Locate every line in the material below that has the word "Reproduce". Copy each of those lines.

------------------------------------------------

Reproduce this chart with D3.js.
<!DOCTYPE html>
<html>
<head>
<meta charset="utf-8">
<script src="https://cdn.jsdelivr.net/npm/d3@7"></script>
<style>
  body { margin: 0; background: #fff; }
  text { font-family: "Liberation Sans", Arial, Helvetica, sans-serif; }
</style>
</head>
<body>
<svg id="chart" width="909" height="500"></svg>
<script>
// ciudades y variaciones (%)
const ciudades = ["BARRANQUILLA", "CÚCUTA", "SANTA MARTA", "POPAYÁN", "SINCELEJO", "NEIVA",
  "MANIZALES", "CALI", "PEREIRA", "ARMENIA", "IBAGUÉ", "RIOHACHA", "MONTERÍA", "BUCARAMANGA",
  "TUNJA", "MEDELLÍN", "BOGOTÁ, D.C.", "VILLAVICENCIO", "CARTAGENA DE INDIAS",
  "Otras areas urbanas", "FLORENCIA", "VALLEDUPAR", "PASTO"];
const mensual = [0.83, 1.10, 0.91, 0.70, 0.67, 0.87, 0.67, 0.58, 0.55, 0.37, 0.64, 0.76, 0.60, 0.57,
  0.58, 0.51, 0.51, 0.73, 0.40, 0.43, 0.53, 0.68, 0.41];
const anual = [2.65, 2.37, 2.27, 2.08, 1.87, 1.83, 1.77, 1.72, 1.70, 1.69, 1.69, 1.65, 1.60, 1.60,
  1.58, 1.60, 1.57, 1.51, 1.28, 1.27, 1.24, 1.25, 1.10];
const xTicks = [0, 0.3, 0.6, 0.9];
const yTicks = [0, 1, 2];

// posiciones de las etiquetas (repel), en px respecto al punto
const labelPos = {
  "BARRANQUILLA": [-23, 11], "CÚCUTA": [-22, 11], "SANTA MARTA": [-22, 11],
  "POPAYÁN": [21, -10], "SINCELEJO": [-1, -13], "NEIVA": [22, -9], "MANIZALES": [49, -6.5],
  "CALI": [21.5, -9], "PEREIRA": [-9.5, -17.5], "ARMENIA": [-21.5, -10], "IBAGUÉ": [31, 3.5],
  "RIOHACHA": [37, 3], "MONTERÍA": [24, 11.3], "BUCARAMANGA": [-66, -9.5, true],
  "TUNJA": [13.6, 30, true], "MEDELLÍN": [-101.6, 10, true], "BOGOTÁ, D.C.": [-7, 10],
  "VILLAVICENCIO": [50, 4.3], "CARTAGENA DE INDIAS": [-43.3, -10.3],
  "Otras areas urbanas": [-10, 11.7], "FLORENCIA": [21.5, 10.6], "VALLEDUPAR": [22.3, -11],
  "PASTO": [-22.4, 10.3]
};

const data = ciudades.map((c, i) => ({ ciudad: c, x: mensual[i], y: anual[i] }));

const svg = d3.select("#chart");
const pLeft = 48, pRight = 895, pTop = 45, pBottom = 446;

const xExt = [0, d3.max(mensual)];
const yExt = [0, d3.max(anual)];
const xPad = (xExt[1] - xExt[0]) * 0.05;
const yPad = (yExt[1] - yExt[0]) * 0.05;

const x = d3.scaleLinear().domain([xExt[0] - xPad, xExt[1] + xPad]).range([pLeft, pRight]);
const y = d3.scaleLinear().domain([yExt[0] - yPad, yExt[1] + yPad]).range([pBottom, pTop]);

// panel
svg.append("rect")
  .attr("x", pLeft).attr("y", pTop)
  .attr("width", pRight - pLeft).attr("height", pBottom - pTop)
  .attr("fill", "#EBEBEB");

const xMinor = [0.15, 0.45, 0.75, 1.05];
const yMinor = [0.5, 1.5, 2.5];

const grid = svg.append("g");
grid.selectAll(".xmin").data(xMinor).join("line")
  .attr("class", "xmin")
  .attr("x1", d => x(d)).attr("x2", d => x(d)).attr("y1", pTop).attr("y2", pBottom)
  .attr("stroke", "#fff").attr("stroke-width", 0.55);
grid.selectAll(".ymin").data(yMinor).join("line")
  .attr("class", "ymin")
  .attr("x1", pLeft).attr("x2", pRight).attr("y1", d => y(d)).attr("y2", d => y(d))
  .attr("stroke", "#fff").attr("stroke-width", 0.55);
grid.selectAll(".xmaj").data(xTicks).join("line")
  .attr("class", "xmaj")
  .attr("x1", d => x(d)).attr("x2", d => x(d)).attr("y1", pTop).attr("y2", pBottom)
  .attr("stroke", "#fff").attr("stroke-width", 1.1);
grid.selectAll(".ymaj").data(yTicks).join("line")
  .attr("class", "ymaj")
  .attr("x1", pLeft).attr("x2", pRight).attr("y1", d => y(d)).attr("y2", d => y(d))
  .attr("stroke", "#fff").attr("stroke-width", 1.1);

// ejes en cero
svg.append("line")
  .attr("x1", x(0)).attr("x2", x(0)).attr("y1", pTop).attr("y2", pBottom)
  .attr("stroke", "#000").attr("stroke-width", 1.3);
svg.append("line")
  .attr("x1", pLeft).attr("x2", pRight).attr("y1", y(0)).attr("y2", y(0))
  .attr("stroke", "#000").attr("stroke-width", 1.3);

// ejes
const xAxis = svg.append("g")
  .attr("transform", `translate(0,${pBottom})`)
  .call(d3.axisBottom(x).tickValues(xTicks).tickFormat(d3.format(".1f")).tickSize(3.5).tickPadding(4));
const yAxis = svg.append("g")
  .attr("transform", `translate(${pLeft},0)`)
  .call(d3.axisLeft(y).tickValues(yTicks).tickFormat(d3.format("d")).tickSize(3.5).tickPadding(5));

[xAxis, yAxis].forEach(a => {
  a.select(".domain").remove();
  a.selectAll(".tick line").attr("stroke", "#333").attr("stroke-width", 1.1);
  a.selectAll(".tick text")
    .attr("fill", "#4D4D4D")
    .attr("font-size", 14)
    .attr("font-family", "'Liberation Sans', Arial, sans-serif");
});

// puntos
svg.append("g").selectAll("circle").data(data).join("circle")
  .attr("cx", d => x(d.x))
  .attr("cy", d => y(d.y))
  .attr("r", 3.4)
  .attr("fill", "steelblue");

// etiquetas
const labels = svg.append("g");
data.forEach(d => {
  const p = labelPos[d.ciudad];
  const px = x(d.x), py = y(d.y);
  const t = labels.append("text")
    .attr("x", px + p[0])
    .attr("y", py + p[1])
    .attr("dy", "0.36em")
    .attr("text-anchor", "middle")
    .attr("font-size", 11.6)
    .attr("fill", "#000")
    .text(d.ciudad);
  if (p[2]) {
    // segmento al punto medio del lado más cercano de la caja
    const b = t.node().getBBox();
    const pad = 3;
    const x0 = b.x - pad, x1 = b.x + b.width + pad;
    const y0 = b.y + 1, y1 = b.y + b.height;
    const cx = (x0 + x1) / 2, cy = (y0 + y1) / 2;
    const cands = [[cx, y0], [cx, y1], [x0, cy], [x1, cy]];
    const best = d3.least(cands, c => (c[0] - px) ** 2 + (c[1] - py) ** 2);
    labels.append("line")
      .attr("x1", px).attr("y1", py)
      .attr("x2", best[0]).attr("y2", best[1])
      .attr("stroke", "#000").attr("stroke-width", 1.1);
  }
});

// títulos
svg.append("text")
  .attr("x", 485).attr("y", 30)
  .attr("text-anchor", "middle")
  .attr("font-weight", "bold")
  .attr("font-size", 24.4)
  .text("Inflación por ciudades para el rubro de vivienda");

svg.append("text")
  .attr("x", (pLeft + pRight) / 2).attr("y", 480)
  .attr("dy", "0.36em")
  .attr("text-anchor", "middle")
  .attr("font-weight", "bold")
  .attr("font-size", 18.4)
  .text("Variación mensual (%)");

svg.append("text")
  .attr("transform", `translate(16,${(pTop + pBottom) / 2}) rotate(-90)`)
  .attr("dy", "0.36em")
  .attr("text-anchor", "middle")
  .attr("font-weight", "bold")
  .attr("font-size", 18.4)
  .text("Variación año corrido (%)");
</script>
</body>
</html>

------------------------------------------------

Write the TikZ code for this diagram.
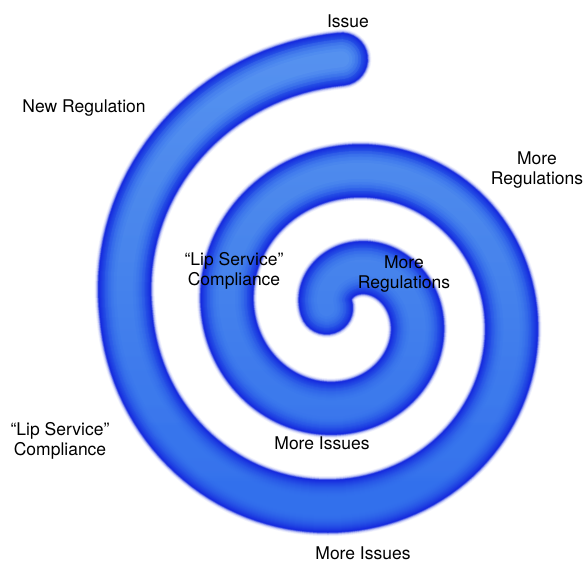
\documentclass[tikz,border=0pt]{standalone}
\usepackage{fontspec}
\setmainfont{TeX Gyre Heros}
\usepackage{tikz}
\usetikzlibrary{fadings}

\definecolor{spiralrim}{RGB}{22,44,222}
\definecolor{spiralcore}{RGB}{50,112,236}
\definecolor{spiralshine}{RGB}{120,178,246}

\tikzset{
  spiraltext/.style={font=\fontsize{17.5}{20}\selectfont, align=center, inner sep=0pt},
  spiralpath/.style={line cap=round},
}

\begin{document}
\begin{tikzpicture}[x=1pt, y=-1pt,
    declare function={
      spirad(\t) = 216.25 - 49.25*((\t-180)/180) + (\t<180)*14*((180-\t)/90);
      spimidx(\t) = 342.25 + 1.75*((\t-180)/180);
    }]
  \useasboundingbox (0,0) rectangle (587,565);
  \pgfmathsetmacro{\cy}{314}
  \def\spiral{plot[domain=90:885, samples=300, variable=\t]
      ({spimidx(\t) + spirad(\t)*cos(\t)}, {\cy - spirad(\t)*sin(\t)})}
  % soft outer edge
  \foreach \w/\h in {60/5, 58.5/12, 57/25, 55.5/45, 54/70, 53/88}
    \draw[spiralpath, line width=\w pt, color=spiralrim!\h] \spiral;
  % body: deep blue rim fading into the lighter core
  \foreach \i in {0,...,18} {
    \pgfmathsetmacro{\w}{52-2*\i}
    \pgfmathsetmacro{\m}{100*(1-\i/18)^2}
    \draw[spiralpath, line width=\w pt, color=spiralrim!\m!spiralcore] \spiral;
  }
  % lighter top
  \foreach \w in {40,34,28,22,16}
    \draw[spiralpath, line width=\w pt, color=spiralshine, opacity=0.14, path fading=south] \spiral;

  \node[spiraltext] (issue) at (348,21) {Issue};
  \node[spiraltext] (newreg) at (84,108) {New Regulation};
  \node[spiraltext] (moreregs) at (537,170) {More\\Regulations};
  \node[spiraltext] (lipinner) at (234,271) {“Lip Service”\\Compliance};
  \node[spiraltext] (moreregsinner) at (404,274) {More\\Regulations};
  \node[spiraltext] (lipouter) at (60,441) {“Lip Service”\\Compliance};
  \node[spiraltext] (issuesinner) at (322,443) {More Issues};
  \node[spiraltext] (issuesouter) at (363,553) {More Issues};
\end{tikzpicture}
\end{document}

------------------------------------------------

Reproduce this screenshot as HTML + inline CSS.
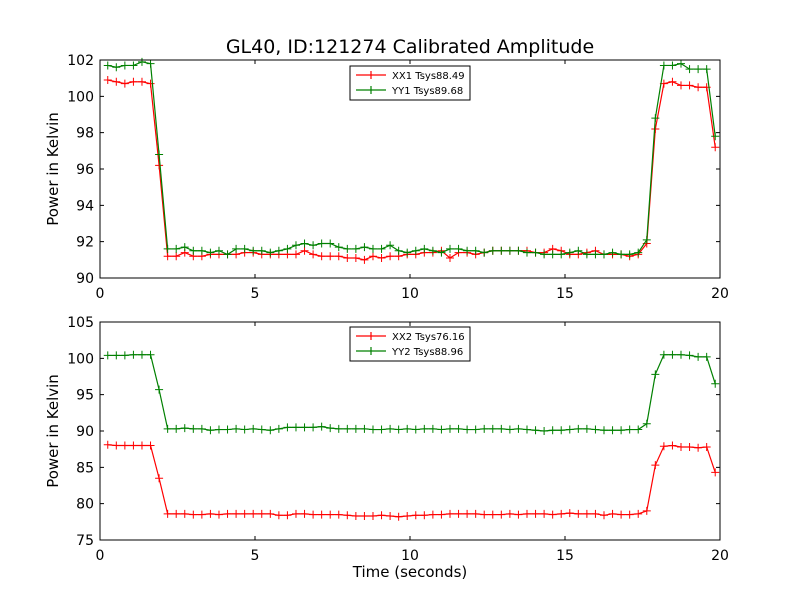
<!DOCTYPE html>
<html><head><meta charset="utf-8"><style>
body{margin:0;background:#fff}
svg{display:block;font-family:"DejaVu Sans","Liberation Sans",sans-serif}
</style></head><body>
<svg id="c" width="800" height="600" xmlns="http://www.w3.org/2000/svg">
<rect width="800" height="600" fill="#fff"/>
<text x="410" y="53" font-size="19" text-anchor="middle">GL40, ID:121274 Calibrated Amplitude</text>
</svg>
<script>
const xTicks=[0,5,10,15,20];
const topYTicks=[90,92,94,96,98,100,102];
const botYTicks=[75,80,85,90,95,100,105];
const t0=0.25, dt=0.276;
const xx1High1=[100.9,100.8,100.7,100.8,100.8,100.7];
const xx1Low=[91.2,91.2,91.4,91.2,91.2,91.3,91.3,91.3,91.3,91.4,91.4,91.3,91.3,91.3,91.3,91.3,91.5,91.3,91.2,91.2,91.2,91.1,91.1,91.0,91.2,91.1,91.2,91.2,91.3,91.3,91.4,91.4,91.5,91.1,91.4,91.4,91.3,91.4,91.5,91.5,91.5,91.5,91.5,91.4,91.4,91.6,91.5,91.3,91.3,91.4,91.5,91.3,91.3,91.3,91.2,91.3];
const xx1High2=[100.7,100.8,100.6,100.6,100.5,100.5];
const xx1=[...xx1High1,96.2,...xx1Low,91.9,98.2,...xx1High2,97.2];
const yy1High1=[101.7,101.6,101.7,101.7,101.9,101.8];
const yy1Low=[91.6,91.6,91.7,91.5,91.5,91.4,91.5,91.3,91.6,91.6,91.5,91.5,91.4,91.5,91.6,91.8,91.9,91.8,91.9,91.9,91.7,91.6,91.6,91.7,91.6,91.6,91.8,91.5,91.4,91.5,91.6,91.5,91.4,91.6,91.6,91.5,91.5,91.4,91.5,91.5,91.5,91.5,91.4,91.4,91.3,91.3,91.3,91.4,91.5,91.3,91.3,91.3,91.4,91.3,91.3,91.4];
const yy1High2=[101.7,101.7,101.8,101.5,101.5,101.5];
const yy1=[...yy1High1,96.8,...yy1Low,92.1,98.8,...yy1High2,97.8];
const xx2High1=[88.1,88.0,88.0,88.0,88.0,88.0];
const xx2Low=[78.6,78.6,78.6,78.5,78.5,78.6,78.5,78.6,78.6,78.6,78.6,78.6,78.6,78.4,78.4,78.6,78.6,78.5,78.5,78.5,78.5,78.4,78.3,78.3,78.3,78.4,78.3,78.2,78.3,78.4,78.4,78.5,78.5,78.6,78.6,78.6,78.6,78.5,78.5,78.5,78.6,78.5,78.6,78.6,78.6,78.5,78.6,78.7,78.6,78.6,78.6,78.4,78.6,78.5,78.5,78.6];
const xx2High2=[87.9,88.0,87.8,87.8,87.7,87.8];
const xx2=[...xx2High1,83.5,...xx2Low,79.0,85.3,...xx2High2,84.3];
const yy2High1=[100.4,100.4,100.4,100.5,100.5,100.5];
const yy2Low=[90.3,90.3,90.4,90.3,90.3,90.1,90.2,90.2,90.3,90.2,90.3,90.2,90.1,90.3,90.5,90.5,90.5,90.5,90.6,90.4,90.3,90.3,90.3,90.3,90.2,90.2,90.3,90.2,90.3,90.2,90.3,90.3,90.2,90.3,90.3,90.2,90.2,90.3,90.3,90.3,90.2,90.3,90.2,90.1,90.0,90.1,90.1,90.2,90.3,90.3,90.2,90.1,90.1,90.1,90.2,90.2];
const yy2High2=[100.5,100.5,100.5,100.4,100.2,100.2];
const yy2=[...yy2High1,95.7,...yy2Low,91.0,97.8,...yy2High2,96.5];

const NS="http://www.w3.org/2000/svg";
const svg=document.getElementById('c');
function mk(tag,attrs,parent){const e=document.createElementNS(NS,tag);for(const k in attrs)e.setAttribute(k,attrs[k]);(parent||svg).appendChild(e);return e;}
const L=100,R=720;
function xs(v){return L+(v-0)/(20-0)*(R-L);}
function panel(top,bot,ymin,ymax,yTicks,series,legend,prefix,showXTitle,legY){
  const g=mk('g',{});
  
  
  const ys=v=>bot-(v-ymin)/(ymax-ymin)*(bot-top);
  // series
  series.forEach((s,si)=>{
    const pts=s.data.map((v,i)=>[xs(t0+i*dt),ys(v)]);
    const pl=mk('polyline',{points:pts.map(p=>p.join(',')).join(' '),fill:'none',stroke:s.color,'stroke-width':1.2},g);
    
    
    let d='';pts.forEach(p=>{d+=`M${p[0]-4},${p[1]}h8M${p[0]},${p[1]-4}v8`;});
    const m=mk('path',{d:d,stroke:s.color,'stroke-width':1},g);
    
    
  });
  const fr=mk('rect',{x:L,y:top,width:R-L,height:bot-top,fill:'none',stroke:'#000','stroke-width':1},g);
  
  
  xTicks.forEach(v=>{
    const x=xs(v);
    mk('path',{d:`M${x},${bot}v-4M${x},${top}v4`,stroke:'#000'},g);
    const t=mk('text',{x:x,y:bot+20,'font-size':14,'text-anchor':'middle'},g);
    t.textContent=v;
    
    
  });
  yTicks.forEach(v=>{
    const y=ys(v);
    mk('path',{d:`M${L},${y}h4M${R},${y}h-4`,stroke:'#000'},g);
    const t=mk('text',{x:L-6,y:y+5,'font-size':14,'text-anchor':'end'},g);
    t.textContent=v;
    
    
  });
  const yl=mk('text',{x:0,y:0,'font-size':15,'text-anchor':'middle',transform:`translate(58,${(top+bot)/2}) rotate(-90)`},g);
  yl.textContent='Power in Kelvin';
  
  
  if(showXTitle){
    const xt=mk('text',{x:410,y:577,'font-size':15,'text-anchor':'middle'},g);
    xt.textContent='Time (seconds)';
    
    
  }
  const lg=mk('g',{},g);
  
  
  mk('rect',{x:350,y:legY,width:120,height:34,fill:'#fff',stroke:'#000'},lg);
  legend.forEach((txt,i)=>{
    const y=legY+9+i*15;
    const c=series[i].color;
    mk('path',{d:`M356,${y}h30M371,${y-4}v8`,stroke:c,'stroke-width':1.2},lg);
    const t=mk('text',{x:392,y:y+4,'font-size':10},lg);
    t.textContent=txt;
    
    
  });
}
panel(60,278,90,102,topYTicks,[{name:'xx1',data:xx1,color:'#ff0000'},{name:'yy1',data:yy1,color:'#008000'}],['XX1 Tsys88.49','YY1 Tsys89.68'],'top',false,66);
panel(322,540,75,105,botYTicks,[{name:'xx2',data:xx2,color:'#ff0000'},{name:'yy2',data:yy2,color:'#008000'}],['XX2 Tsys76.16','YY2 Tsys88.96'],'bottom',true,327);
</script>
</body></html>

------------------------------------------------

■ **ANSWER TO THE EXERCISE**
Reproduce this chart with D3.js.
Reproduce this screenshot as HTML + inline CSS.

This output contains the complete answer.